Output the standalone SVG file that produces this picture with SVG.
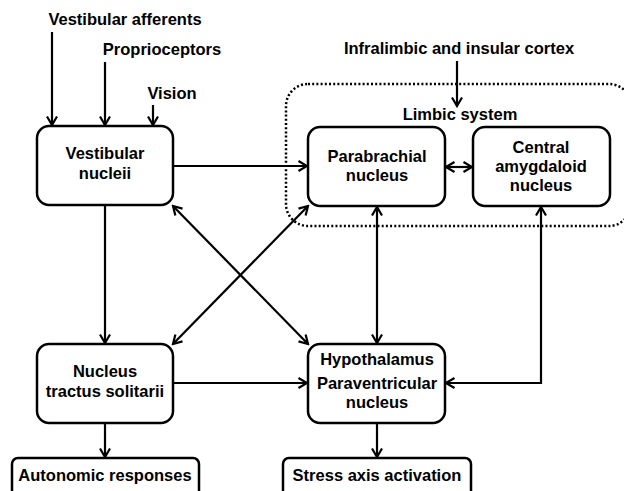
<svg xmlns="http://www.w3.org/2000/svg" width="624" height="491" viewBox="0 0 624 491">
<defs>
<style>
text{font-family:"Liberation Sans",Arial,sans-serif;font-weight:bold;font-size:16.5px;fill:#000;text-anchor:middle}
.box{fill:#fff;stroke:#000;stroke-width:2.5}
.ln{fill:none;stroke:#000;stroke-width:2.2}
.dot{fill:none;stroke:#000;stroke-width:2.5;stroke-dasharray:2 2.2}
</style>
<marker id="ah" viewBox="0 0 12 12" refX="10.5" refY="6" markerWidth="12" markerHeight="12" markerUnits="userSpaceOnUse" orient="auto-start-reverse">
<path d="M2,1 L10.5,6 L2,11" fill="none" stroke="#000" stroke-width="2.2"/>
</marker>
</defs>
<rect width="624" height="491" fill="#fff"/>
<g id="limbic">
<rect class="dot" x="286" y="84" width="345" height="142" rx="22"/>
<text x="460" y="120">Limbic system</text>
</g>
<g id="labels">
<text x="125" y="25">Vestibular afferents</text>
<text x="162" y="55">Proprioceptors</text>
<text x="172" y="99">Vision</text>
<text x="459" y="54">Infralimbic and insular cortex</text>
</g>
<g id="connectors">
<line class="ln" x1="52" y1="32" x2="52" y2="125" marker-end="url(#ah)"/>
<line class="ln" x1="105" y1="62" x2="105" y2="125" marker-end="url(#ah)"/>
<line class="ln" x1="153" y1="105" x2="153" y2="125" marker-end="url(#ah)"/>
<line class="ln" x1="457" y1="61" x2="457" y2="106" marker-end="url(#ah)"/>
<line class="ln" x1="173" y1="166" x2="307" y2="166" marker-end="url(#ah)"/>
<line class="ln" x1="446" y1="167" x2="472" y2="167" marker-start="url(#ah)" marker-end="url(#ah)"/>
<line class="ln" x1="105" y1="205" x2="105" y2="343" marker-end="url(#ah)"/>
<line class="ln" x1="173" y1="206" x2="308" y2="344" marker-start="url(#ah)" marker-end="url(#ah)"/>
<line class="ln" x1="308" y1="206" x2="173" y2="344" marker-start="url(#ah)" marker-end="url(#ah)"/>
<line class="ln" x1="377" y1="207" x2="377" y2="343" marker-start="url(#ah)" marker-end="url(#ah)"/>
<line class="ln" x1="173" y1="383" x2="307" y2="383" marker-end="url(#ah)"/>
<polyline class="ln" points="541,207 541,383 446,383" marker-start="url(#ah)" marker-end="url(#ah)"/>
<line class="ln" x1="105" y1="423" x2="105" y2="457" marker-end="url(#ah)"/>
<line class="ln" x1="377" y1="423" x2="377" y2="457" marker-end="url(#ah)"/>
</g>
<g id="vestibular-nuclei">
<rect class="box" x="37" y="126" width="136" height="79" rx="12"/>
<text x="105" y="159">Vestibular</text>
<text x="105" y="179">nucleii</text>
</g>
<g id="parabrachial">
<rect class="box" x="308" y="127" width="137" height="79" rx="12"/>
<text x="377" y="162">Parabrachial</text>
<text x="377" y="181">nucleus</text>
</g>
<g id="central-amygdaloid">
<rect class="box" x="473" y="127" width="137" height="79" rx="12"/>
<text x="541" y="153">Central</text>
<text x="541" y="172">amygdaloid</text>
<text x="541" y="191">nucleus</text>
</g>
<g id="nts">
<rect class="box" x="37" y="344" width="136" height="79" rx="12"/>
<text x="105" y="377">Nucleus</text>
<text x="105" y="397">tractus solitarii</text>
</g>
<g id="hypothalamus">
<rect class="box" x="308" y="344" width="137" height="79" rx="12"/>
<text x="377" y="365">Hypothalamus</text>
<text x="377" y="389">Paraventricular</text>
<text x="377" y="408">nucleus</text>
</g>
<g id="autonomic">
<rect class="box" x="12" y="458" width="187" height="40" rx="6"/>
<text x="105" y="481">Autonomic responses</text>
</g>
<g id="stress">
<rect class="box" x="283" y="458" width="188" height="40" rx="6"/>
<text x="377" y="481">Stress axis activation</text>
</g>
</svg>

◇ ◇ ◇ ◇

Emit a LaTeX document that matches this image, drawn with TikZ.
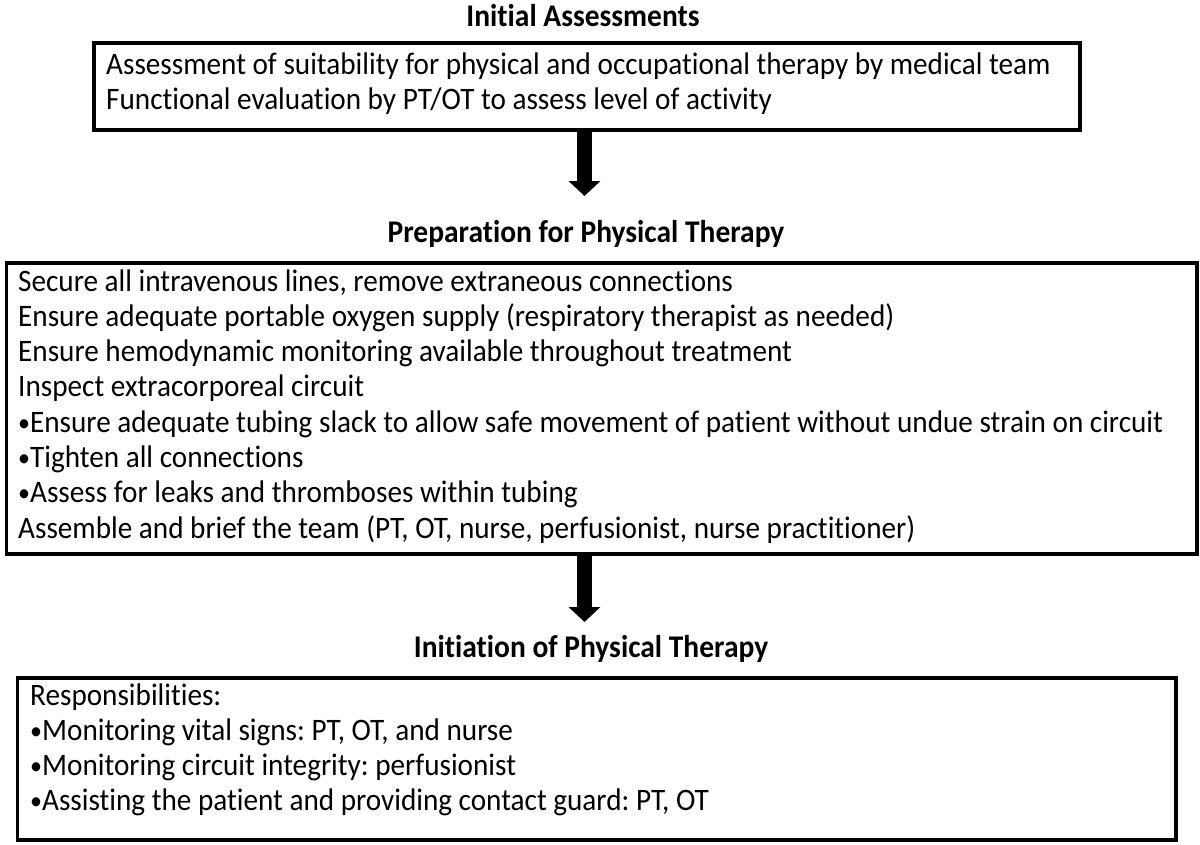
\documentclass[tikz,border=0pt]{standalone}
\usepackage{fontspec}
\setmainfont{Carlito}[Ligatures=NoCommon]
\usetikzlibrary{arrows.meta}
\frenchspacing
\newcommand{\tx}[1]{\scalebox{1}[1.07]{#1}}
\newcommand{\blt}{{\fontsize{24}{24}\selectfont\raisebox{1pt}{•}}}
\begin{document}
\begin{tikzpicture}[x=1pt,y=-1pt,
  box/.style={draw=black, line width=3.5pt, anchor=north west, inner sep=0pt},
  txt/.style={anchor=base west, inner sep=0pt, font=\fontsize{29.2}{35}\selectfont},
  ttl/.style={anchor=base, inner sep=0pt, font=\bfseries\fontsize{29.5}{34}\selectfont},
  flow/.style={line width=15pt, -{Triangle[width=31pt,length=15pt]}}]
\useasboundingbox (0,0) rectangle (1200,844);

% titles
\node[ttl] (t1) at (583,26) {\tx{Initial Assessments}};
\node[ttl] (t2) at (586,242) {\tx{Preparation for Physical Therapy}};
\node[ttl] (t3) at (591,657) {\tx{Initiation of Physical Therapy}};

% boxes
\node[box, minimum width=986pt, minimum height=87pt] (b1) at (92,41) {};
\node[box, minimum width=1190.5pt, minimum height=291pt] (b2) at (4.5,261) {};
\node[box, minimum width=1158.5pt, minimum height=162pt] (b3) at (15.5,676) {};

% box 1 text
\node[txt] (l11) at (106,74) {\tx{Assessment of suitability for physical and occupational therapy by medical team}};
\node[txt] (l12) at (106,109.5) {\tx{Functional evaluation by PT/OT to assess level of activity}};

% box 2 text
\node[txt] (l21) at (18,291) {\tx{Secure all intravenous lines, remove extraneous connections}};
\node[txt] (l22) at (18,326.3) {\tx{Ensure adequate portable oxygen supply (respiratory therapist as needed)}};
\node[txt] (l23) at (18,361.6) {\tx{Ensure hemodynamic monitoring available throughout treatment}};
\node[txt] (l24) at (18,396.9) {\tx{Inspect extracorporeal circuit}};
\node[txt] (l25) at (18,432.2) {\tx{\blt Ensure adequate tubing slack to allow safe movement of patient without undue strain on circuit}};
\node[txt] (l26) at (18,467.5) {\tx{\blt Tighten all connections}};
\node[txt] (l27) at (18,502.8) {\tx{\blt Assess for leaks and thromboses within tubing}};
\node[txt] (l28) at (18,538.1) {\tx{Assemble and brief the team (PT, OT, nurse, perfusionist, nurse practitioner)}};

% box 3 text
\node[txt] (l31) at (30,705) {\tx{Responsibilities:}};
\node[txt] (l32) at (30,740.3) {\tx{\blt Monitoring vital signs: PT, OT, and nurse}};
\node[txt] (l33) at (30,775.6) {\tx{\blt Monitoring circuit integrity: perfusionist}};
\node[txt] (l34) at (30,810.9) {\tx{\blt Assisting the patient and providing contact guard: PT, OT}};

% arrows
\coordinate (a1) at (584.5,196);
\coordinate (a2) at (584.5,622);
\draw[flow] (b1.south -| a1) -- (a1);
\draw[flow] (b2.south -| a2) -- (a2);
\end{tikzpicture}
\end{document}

◇ ◇ ◇ ◇

• Work to complete: Your task is to retype exactly the lines from the one containing "Emit a LaTeX" through the one containing "(l12) at (106,109.5)", leaving every picture out.

• Reply to the task:
Emit a LaTeX document that matches this image, drawn with TikZ.
\documentclass[tikz,border=0pt]{standalone}
\usepackage{fontspec}
\setmainfont{Carlito}[Ligatures=NoCommon]
\usetikzlibrary{arrows.meta}
\frenchspacing
\newcommand{\tx}[1]{\scalebox{1}[1.07]{#1}}
\newcommand{\blt}{{\fontsize{24}{24}\selectfont\raisebox{1pt}{•}}}
\begin{document}
\begin{tikzpicture}[x=1pt,y=-1pt,
  box/.style={draw=black, line width=3.5pt, anchor=north west, inner sep=0pt},
  txt/.style={anchor=base west, inner sep=0pt, font=\fontsize{29.2}{35}\selectfont},
  ttl/.style={anchor=base, inner sep=0pt, font=\bfseries\fontsize{29.5}{34}\selectfont},
  flow/.style={line width=15pt, -{Triangle[width=31pt,length=15pt]}}]
\useasboundingbox (0,0) rectangle (1200,844);

% titles
\node[ttl] (t1) at (583,26) {\tx{Initial Assessments}};
\node[ttl] (t2) at (586,242) {\tx{Preparation for Physical Therapy}};
\node[ttl] (t3) at (591,657) {\tx{Initiation of Physical Therapy}};

% boxes
\node[box, minimum width=986pt, minimum height=87pt] (b1) at (92,41) {};
\node[box, minimum width=1190.5pt, minimum height=291pt] (b2) at (4.5,261) {};
\node[box, minimum width=1158.5pt, minimum height=162pt] (b3) at (15.5,676) {};

% box 1 text
\node[txt] (l11) at (106,74) {\tx{Assessment of suitability for physical and occupational therapy by medical team}};
\node[txt] (l12) at (106,109.5) {\tx{Functional evaluation by PT/OT to assess level of activity}};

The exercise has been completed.